Ok, so, I define the word differently for myself, but (you may be asking) why do I feel like I have any right to impose that definition on others?
1) Because the term “(queer)platonic life partner” is important to me. It took me a long time to find it. It’s the best way I’ve found so far of explaining the kind of relationship that I’m hoping for in some distant, beautiful future. I’m kind of protective of it.
2) Because if other people are using it to mean something different, that reduces its usefulness to me. I can no longer use it to explain myself. This is not a merely theoretical worry: there is a particular person, M, whom I would really like to have a queerplatonic relationship with. She is also friends with L, and I’ve overheard the two of them discussing the concept of a platonic life partner, using L’s definition. M has a Best Friend (not me) to whom she is starting to apply the word. I’m currently trying to figure out how to have a conversation with M about what exactly we are to each other, and I’m afraid that L’s definition is going to make that conversation just that little bit harder than it needs to be. As if it didn’t already feel sufficiently impossible.
3) Because I think L’s use of the term “platonic life partner” feeds into the Romantic-Sex Based Relationship Hierarchy, but in a particularly insidious way. It seems at first to be actually subverting the hierarchy, since it acknowledges the importance of a non-sexual, non-romantic relationship. But in fact, she’s not throwing out the hierarchy, just bumping her friend up to a higher position on it. She gives her friendship the highest and best name she knows – creating a new rung on the ladder – and yet it is still secondary to her romantic relationship. To me, this implies that she simply cannot imagine the kind of relationship I want, and would not consider it of equal value to her own relationship with her boyfriend. Romance still trumps, every time. And that makes me go all grr-y and incoherent in my head. Every time.
Now, caveats. Again, I am only an outside observer of her platonic life partnership, and I am making assumptions about its inner workings that I have no right to make. And even if my interpretation is correct, I’m still not sure that I have any right to police her use of the term PLP. I am all for respecting other people’s identities, even when I don’t fully understand them, or would identify differently if I were in their shoes. So it’s probably hypocritical of me not to respect their relationships in the same way.
And yet… grrr.
So, help me out here, folks. Am I hypocritical and full of shit? Or is there something here that’s actually worth getting bothered about?
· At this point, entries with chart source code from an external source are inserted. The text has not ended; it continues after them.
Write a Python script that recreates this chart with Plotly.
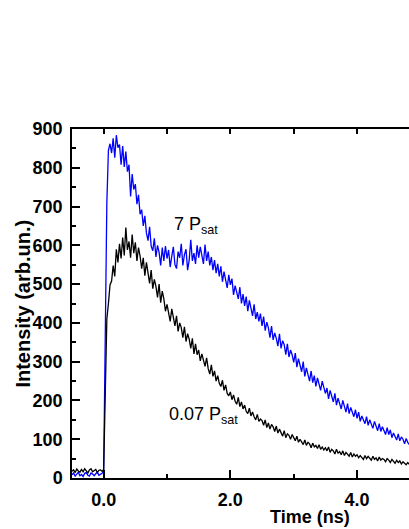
import plotly.graph_objects as go

# sampling grid of the traces (ns)
T_START = -0.5
T_STEP = 0.025

# 7 P_sat trace (blue), one value per 25 ps
blue_7psat = [
    8, 13, 5, 10, 15, 6, 9, 4, 12, 14, 7, 5, 13, 10, 6, 11, 15, 7, 9, 12,
    18, 330, 710, 845, 862, 838, 876, 826, 884, 852, 860, 808, 856, 802, 842, 790, 808, 726, 784, 744,
    758, 706, 730, 680, 692, 650, 676, 632, 612, 648, 598, 586, 618, 570, 600, 582, 548, 594, 560, 598,
    566, 588, 544, 572, 596, 550, 540, 584, 568, 604, 548, 576, 590, 536, 562, 614, 560, 580, 552, 600,
    568, 596, 574, 552, 602, 560, 584, 548, 570, 536, 562, 528, 552, 520, 546, 506, 532, 512, 490, 524,
    498, 514, 472, 496, 480, 462, 492, 450, 474, 444, 468, 430, 458, 440, 418, 448, 410, 428, 404, 424,
    392, 416, 380, 402, 388, 362, 392, 356, 374, 360, 340, 372, 334, 354, 344, 318, 346, 312, 330, 318,
    298, 322, 286, 308, 292, 274, 300, 262, 284, 270, 250, 276, 246, 264, 236, 258, 242, 226, 250, 232,
    218, 232, 204, 226, 210, 196, 218, 188, 206, 194, 178, 200, 184, 170, 192, 166, 182, 172, 158, 176,
    154, 170, 146, 160, 150, 140, 158, 136, 150, 138, 128, 146, 132, 122, 140, 120, 132, 124, 112, 130,
    112, 124, 104, 116, 108, 98, 114, 96, 106, 100, 88, 102, 92, 86,
]

# 0.07 P_sat trace (black)
black_007psat = [
    17, 21, 14, 23, 18, 15, 22, 16, 24, 19, 13, 21, 24, 16, 18, 22, 14, 20, 21, 17,
    22, 220, 410, 450, 498, 508, 548, 520, 590, 556, 604, 566, 620, 574, 646, 588, 610, 568, 628, 580,
    608, 560, 594, 572, 540, 568, 522, 556, 530, 502, 536, 488, 512, 494, 466, 500, 452, 482, 462, 430,
    448, 426, 404, 436, 412, 392, 418, 378, 400, 388, 362, 390, 352, 372, 358, 334, 360, 320, 346, 318,
    330, 302, 320, 306, 288, 310, 282, 268, 292, 262, 276, 250, 264, 244, 236, 252, 226, 240, 218, 212,
    222, 202, 214, 198, 190, 208, 184, 196, 178, 188, 172, 166, 180, 160, 170, 158, 150, 164, 146, 152,
    148, 136, 150, 130, 142, 126, 138, 132, 120, 134, 116, 126, 118, 108, 122, 104, 114, 110, 100, 112,
    104, 96, 108, 92, 100, 94, 86, 98, 84, 92, 88, 78, 90, 80, 84, 76, 86, 74, 80, 72,
    78, 70, 80, 66, 74, 70, 62, 74, 64, 68, 60, 70, 58, 66, 62, 56, 66, 54, 62, 56,
    60, 52, 58, 54, 48, 58, 50, 56, 52, 46, 56, 48, 52, 44, 54, 46, 50, 48, 42, 50,
    46, 40, 48, 42, 38, 46, 40, 44, 36, 42, 38, 34, 40, 35,
]

times = [round(T_START + T_STEP * i, 3) for i in range(len(blue_7psat))]

x_ticks = [0, 2, 4]
x_tick_labels = ["0.0", "2.0", "4.0"]
X_RANGE = [-0.5, 4.82]

FONT = "Arial, Liberation Sans, sans-serif"

fig = go.Figure()
fig.add_trace(
    go.Scatter(x=times, y=blue_7psat, mode="lines", line=dict(color="#0000ff", width=1.3))
)
# black trace sits on the top axis (same range) so the top tick axis is drawn
fig.add_trace(
    go.Scatter(
        x=times, y=black_007psat, mode="lines", xaxis="x2",
        line=dict(color="black", width=1.3),
    )
)

fig.update_layout(
    width=409,
    height=529,
    margin=dict(l=72, r=0, t=129, b=51, autoexpand=False),
    plot_bgcolor="white",
    paper_bgcolor="white",
    showlegend=False,
    font=dict(family=FONT, color="black"),
    xaxis=dict(
        range=X_RANGE,
        automargin=False,
        tickvals=x_ticks,
        ticktext=x_tick_labels,
        ticks="inside",
        ticklen=8,
        tickwidth=1.5,
        tickcolor="black",
        minor=dict(tickvals=[1, 3], ticks="inside", ticklen=4, tickwidth=1.5, tickcolor="black"),
        showline=True,
        linewidth=1.5,
        linecolor="black",
        showgrid=False,
        zeroline=False,
        tickfont=dict(size=18, weight="bold"),
        ticklabelstandoff=5,
    ),
    xaxis2=dict(
        range=X_RANGE,
        automargin=False,
        overlaying="x",
        side="top",
        anchor="y",
        tick0=0,
        dtick=1,
        ticks="inside",
        ticklen=5,
        tickwidth=1.5,
        tickcolor="black",
        showticklabels=False,
        showline=True,
        linewidth=1.5,
        linecolor="black",
        showgrid=False,
        zeroline=False,
    ),
    yaxis=dict(
        range=[0, 900],
        automargin=False,
        tick0=0,
        dtick=100,
        ticks="inside",
        ticklen=8,
        tickwidth=1.5,
        tickcolor="black",
        minor=dict(dtick=50, ticks="inside", ticklen=4, tickwidth=1.5, tickcolor="black"),
        showline=True,
        linewidth=1.5,
        linecolor="black",
        showgrid=False,
        zeroline=False,
        tickfont=dict(size=18, weight="bold"),
        ticklabelstandoff=4,
    ),
)

fig.add_annotation(
    x=1.074, y=652, xref="x", yref="y", text="7 P<sub>sat</sub>",
    showarrow=False, xanchor="left", yanchor="middle", font=dict(size=18),
)
fig.add_annotation(
    x=0.995, y=162, xref="x", yref="y", text="0.07 P<sub>sat</sub>",
    showarrow=False, xanchor="left", yanchor="middle", font=dict(size=18),
)
fig.add_annotation(
    x=0.705, y=-0.112, xref="paper", yref="paper", text="Time (ns)",
    showarrow=False, xanchor="center", yanchor="middle",
    font=dict(size=18, weight="bold"),
)
fig.add_annotation(
    x=-0.148, y=0.5, xref="paper", yref="paper", text="Intensity (arb.un.)",
    textangle=-90, showarrow=False, xanchor="center", yanchor="middle",
    font=dict(size=20, weight="bold"),
)

# the page body has a default 8px margin; drop it so the figure sits at the corner
fig.write_html(
    "out.html",
    config={"displayModeBar": False},
    post_script="document.body.style.margin = '0px';",
)
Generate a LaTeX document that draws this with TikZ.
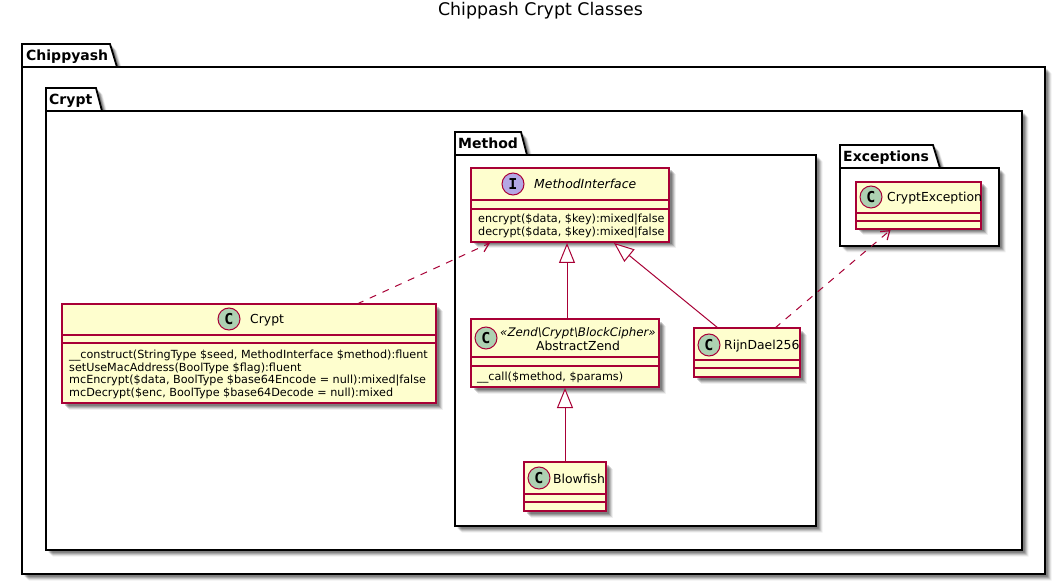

Day 19. What do relationships mean to you?
Relationships are strange and confusing and the ones I want don’t fit into any of the standard size boxes. I’m never sure if the right answer is to start custom-building boxes for my relationships with the important people in my life, or if I should throw out the boxes altogether and have a bonfire.
Zucchini or s’mores, that is the question.
(I have no idea whether that last line makes sense to anyone but me. Oh well.)